**SHORT TASK**
Below this line are records; write out exactly the lines from the one containing "Emit a Python" through the one containing "import plotly.graph_objects as go", with the pictures left out.

— start EXCERPTED RECORDS —

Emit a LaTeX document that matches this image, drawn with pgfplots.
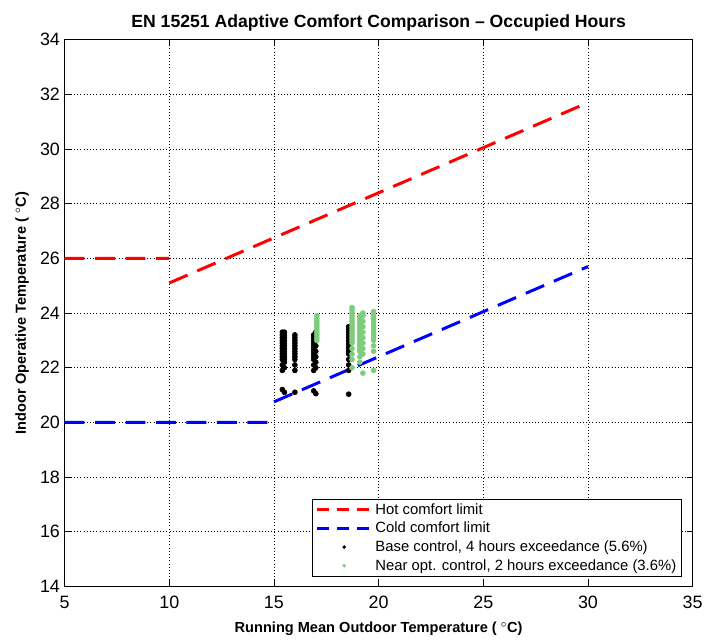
\documentclass[border=0pt]{standalone}
\usepackage{pgfplots}
\pgfplotsset{compat=1.18}
\usepackage{fontspec}
\setmainfont{Liberation Sans}
\definecolor{nearopt}{RGB}{125,205,125}
\pgfplotsset{
    dashlegend/.style={legend image code/.code={\draw[##1, dash pattern=on 9pt off 6pt] (0pt,0pt) -- (41pt,0pt);}},
    dotlegend/.style={legend image code/.code={\draw[##1, mark size=1pt] plot coordinates {(20.5pt,0pt)};}},
}

\begin{document}
\begin{tikzpicture}
\begin{axis}[
    width=474pt, height=412.5pt, scale only axis,
    xmin=5, xmax=35, ymin=14, ymax=34,
    xtick={5,10,...,35}, ytick={14,16,...,34},
    grid=major,
    grid style={black, dotted, line width=0.5pt},
    axis line style={line width=0.6pt},
    tick align=inside, major tick length=4.5pt,
    tick style={black, line width=0.6pt},
    /pgf/number format/assume math mode=true,
    ticklabel style={font=\fontsize{13.5}{13.5}\selectfont},
    xticklabel style={yshift=-4pt},
    xlabel={\bfseries Running Mean Outdoor Temperature ( $^{\circ}$C)},
    ylabel={\bfseries Indoor Operative Temperature ( $^{\circ}$C)},
    label style={font=\fontsize{11}{11}\selectfont},
    xlabel style={at={(axis description cs:0.5,-0.0776)}, anchor=center},
    ylabel style={at={(axis description cs:-0.0675,0.5)}, anchor=center},
    unbounded coords=jump,
    legend style={at={(0.983,0.018)}, anchor=south east,
        font=\fontsize{11.2}{12}\selectfont, draw=black, line width=0.6pt,
        inner xsep=2pt, inner ysep=1pt, row sep=0.5pt},
    legend cell align=left,
]
\addplot[red, line width=2.25pt, dash pattern=on 15pt off 8pt, dashlegend]
    coordinates {(5,26) (10,26) (10,nan) (10,25.1) (30,31.7)};
\addlegendentry{Hot comfort limit}
\addplot[blue, line width=2.25pt, dash pattern=on 15pt off 8pt, dashlegend]
    coordinates {(5,20) (15,20) (15,nan) (15,20.75) (30,25.7)};
\addlegendentry{Cold comfort limit}
\addplot[only marks, mark=*, mark size=1.9pt, black, dotlegend]
    coordinates {
    (15.4,21.2) (15.4,21.9) (15.4,22.1) (15.4,22.3) (15.4,22.4) (15.4,22.5) (15.4,22.6)
    (15.4,22.7) (15.4,22.8) (15.4,22.9) (15.4,23.0) (15.4,23.1) (15.4,23.2) (15.4,23.3)
    (15.5,21.1) (15.5,22.0) (15.5,22.2) (15.5,22.3) (15.5,22.4) (15.5,22.5) (15.5,22.6)
    (15.5,22.7) (15.5,22.8) (15.5,22.9) (15.5,23.0) (15.5,23.1) (15.5,23.2) (15.5,23.3)
    (16.0,21.1) (16.0,21.9) (16.0,22.1) (16.0,22.3) (16.0,22.4) (16.0,22.5) (16.0,22.6)
    (16.0,22.7) (16.0,22.8) (16.0,22.9) (16.0,23.0) (16.0,23.1) (16.0,23.2)
    (16.9,21.15) (16.9,21.9) (16.9,22.1) (16.9,22.3) (16.9,22.4) (16.9,22.5) (16.9,22.6)
    (16.9,22.7) (16.9,22.8) (16.9,22.9) (16.9,23.0) (16.9,23.1) (16.9,23.2)
    (17.0,21.05) (17.0,22.0) (17.0,22.2) (17.0,22.4) (17.0,22.6) (17.0,22.8) (17.0,23.0)
    (17.0,23.2) (17.0,23.3)
    (18.57,21.03) (18.57,21.9) (18.57,22.1) (18.57,22.3) (18.57,22.5) (18.57,22.6)
    (18.57,22.7) (18.57,22.8) (18.57,22.9) (18.57,23.0) (18.57,23.1) (18.57,23.2)
    (18.57,23.3) (18.57,23.4) (18.57,23.5)
    };
\addlegendentry{Base control, 4 hours exceedance (5.6\%)}
\addplot[only marks, mark=*, mark size=1.9pt, nearopt, dotlegend]
    coordinates {
    (17.05,23.0) (17.05,23.1) (17.05,23.2) (17.05,23.3) (17.05,23.4) (17.05,23.5)
    (17.05,23.6) (17.05,23.7) (17.05,23.8) (17.05,23.9)
    (18.73,22.0) (18.73,22.3) (18.73,22.5) (18.73,22.7) (18.73,22.9) (18.73,23.0)
    (18.73,23.1) (18.73,23.2) (18.73,23.3) (18.73,23.4) (18.73,23.5) (18.73,23.6)
    (18.73,23.7) (18.73,23.8) (18.73,23.9) (18.73,24.0) (18.73,24.1) (18.73,24.2)
    (19.1,22.2) (19.1,22.4) (19.1,22.6) (19.1,22.7) (19.1,22.8) (19.1,22.9) (19.1,23.0)
    (19.1,23.1) (19.1,23.2) (19.1,23.3) (19.1,23.4) (19.1,23.5) (19.1,23.6) (19.1,23.7)
    (19.1,23.8) (19.1,23.9)
    (19.25,21.8) (19.25,22.5) (19.25,22.7) (19.25,22.9) (19.25,23.1) (19.25,23.3)
    (19.25,23.5) (19.25,23.7) (19.25,23.9) (19.25,24.0)
    (19.76,21.9) (19.76,22.6) (19.76,22.8) (19.76,23.0) (19.76,23.1) (19.76,23.2)
    (19.76,23.3) (19.76,23.4) (19.76,23.5) (19.76,23.6) (19.76,23.7) (19.76,23.8)
    (19.76,23.9) (19.76,24.05)
    };
\addlegendentry{Near opt. control, 2 hours exceedance (3.6\%)}
\end{axis}
% title, baseline placed as in the reference
\node[anchor=base, inner sep=0pt, font=\bfseries\fontsize{13.3}{13.3}\selectfont]
    at ([yshift=9pt]current axis.north) {EN 15251 Adaptive Comfort Comparison -- Occupied Hours};
% page margins as in the reference
\path ([shift={(-48.75pt,-39pt)}]current axis.south west) rectangle ([shift={(7.5pt,30pt)}]current axis.north east);
\end{tikzpicture}
\end{document}
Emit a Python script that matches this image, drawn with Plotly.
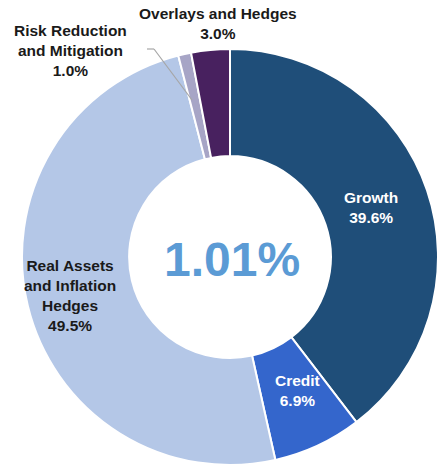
import plotly.graph_objects as go

labels = ["Growth", "Credit", "Real Assets and Inflation Hedges",
          "Risk Reduction and Mitigation", "Overlays and Hedges"]
label_lines = ["Growth", "Credit", "Real Assets<br>and Inflation<br>Hedges",
               "Risk Reduction<br>and Mitigation", "Overlays and Hedges"]
values = [39.6, 6.9, 49.5, 1.0, 3.0]
colors = ["#1F4E79", "#3466CC", "#B4C7E7", "#A7A5C6", "#48215F"]
center_value = "1.01%"

W, H = 439, 467
cx, cy, R = 230, 257, 208

fig = go.Figure(go.Pie(
    labels=labels, values=values, sort=False, direction="clockwise", rotation=0,
    hole=0.485, textinfo="none", hoverinfo="label+percent",
    marker=dict(colors=colors, line=dict(color="white", width=2)),
    domain=dict(x=[(cx - R) / W, (cx + R) / W], y=[(H - cy - R) / H, (H - cy + R) / H]),
    showlegend=False,
))

def px(x, y):
    return x / W, 1 - y / H

font_family = "Liberation Sans, Arial, sans-serif"
# label positions (pixels) and colors
pos = [(371, 207), (297, 390), (70, 295), (70, 50), (218, 24)]
fcol = ["white", "white", "#1a1a1a", "#1a1a1a", "#1a1a1a"]
annotations = []
for i in range(len(labels)):
    x, y = px(*pos[i])
    annotations.append(dict(
        x=x, y=y, xref="paper", yref="paper", showarrow=False,
        text=f"<b>{label_lines[i]}<br>{values[i]:.1f}%</b>",
        font=dict(family=font_family, size=15.5, color=fcol[i]),
        align="center", xanchor="center", yanchor="middle",
    ))
x, y = px(cx + 2, 259)
annotations.append(dict(
    x=x, y=y, xref="paper", yref="paper", showarrow=False,
    text=f"<b>{center_value}</b>",
    font=dict(family=font_family, size=48, color="#5B9BD5"),
    xanchor="center", yanchor="middle",
))

shapes = []
pts = [(147, 49), (154, 49), (192, 100)]
for (x0, y0), (x1, y1) in zip(pts[:-1], pts[1:]):
    a0, b0 = px(x0, y0)
    a1, b1 = px(x1, y1)
    shapes.append(dict(type="line", xref="paper", yref="paper", x0=a0, y0=b0, x1=a1, y1=b1,
                       line=dict(color="#A6A6A6", width=1.2)))

fig.update_layout(
    width=W, height=H, margin=dict(l=0, r=0, t=0, b=0),
    paper_bgcolor="white", plot_bgcolor="white",
    annotations=annotations, shapes=shapes,
)
fig.write_html("out.html")
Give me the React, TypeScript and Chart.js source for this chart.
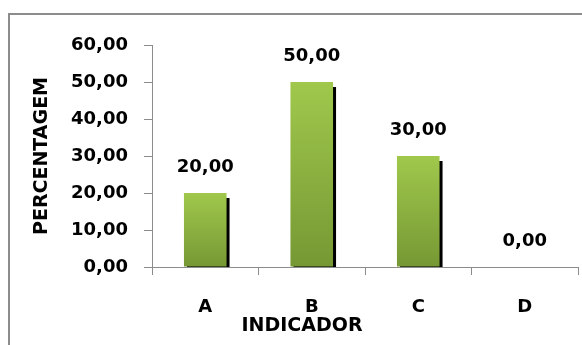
import React, { useEffect, useRef } from "react";
import { Chart, registerables } from "chart.js";

Chart.register(...registerables);

const categories = ["A", "B", "C", "D"];
const values = [20, 50, 30, 0];
const valueLabels = ["20,00", "50,00", "30,00", "0,00"];
const yTicks = [0, 10, 20, 30, 40, 50, 60];
const yTitle = "PERCENTAGEM";
const xTitle = "INDICADOR";

const FONT = "'DejaVu Sans', sans-serif";
const fmt = (v: number) => v.toFixed(2).replace(".", ",");

export default function App() {
  const ref = useRef<HTMLCanvasElement | null>(null);

  useEffect(() => {
    const canvas = ref.current;
    if (!canvas) return;

    const framePlugin = {
      id: "frame",
      beforeDraw(chart: any) {
        const ctx = chart.ctx;
        ctx.save();
        ctx.strokeStyle = "#8c8c8c";
        ctx.lineWidth = 2;
        ctx.beginPath();
        ctx.moveTo(9, chart.height + 2);
        ctx.lineTo(9, 14);
        ctx.lineTo(chart.width + 2, 14);
        ctx.stroke();
        ctx.restore();
      },
    };

    const shadowPlugin = {
      id: "barShadow",
      beforeDatasetsDraw(chart: any) {
        const ctx = chart.ctx;
        const meta = chart.getDatasetMeta(0);
        const base = chart.scales.y.getPixelForValue(0);
        ctx.save();
        ctx.fillStyle = "#000000";
        meta.data.forEach((bar: any) => {
          const { x, y, width } = bar.getProps(["x", "y", "width"], true);
          const top = y + 5;
          if (base - top > 0) {
            ctx.fillRect(x - width / 2 + 3, top, width, base - top);
          }
        });
        ctx.restore();
      },
    };

    const labelPlugin = {
      id: "valueLabels",
      afterDatasetsDraw(chart: any) {
        const ctx = chart.ctx;
        const meta = chart.getDatasetMeta(0);
        ctx.save();
        ctx.fillStyle = "#000000";
        ctx.font = `bold 18px ${FONT}`;
        ctx.textAlign = "center";
        ctx.textBaseline = "middle";
        meta.data.forEach((bar: any, i: number) => {
          const { x, y } = bar.getProps(["x", "y"], true);
          ctx.fillText(valueLabels[i], x, y - 26);
        });
        ctx.restore();
      },
    };

    const xTitlePlugin = {
      id: "xTitle",
      afterDraw(chart: any) {
        const ctx = chart.ctx;
        const xs = chart.scales.x;
        ctx.save();
        ctx.fillStyle = "#000000";
        ctx.font = `bold 19px ${FONT}`;
        ctx.textAlign = "center";
        ctx.textBaseline = "middle";
        ctx.fillText(xTitle, (xs.left + xs.right) / 2 - 63, 326);
        ctx.restore();
      },
    };

    const chart = new Chart(canvas, {
      type: "bar",
      data: {
        labels: categories,
        datasets: [
          {
            data: values,
            backgroundColor: (c: any) => {
              const ys = c.chart.scales.y;
              if (!ys || c.parsed == null) return "#8ab040";
              const top = ys.getPixelForValue(c.parsed.y);
              const bottom = ys.getPixelForValue(0);
              if (!(bottom - top > 0)) return "#8ab040";
              const g = c.chart.ctx.createLinearGradient(0, top, 0, bottom);
              g.addColorStop(0, "#a0c84c");
              g.addColorStop(1, "#769834");
              return g;
            },
            borderWidth: 0,
            categoryPercentage: 1,
            barPercentage: 0.4,
          },
        ],
      },
      options: {
        animation: false,
        responsive: false,
        maintainAspectRatio: false,
        layout: { padding: { left: 0, top: 45, right: 4, bottom: 0 } },
        plugins: {
          legend: { display: false },
          tooltip: { enabled: false },
        },
        scales: {
          x: {
            offset: true,
            afterFit: (s: any) => {
              s.height = 78;
            },
            grid: {
              offset: true,
              drawOnChartArea: false,
              drawTicks: true,
              tickLength: 8,
              color: "#8c8c8c",
            },
            border: { color: "#8c8c8c", width: 1 },
            ticks: {
              color: "#000000",
              padding: 22,
              font: { family: FONT, size: 18, weight: "bold" },
            },
          },
          y: {
            min: 0,
            max: 60,
            afterFit: (s: any) => {
              s.width = 152;
            },
            afterBuildTicks: (s: any) => {
              s.ticks = yTicks.map((v) => ({ value: v }));
            },
            grid: {
              drawOnChartArea: false,
              drawTicks: true,
              tickLength: 8,
              color: "#8c8c8c",
            },
            border: { color: "#8c8c8c", width: 1 },
            ticks: {
              color: "#000000",
              padding: 16,
              font: { family: FONT, size: 18, weight: "bold" },
              callback: (v: any) => fmt(Number(v)),
            },
            title: {
              display: true,
              text: yTitle,
              color: "#000000",
              padding: { top: 31, bottom: 0 },
              font: { family: FONT, size: 19, weight: "bold" },
            },
          },
        },
      },
      plugins: [framePlugin, shadowPlugin, labelPlugin, xTitlePlugin],
    } as any);

    return () => chart.destroy();
  }, []);

  return (
    <div style={{ position: "fixed", left: 0, top: 0, width: 582, height: 345, background: "#ffffff" }}>
      <canvas ref={ref} width={582} height={345} style={{ display: "block", width: 582, height: 345 }} />
    </div>
  );
}
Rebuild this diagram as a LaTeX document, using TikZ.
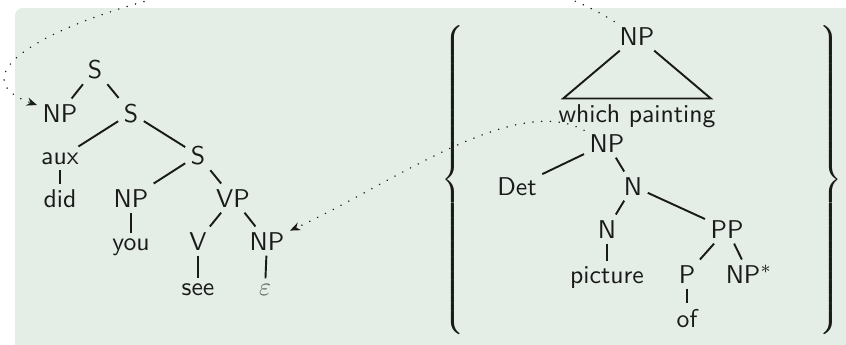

— end EXCERPTED RECORDS —

**EXERCISE RESPONSE**
Emit a Python script that matches this image, drawn with Plotly.
import plotly.graph_objects as go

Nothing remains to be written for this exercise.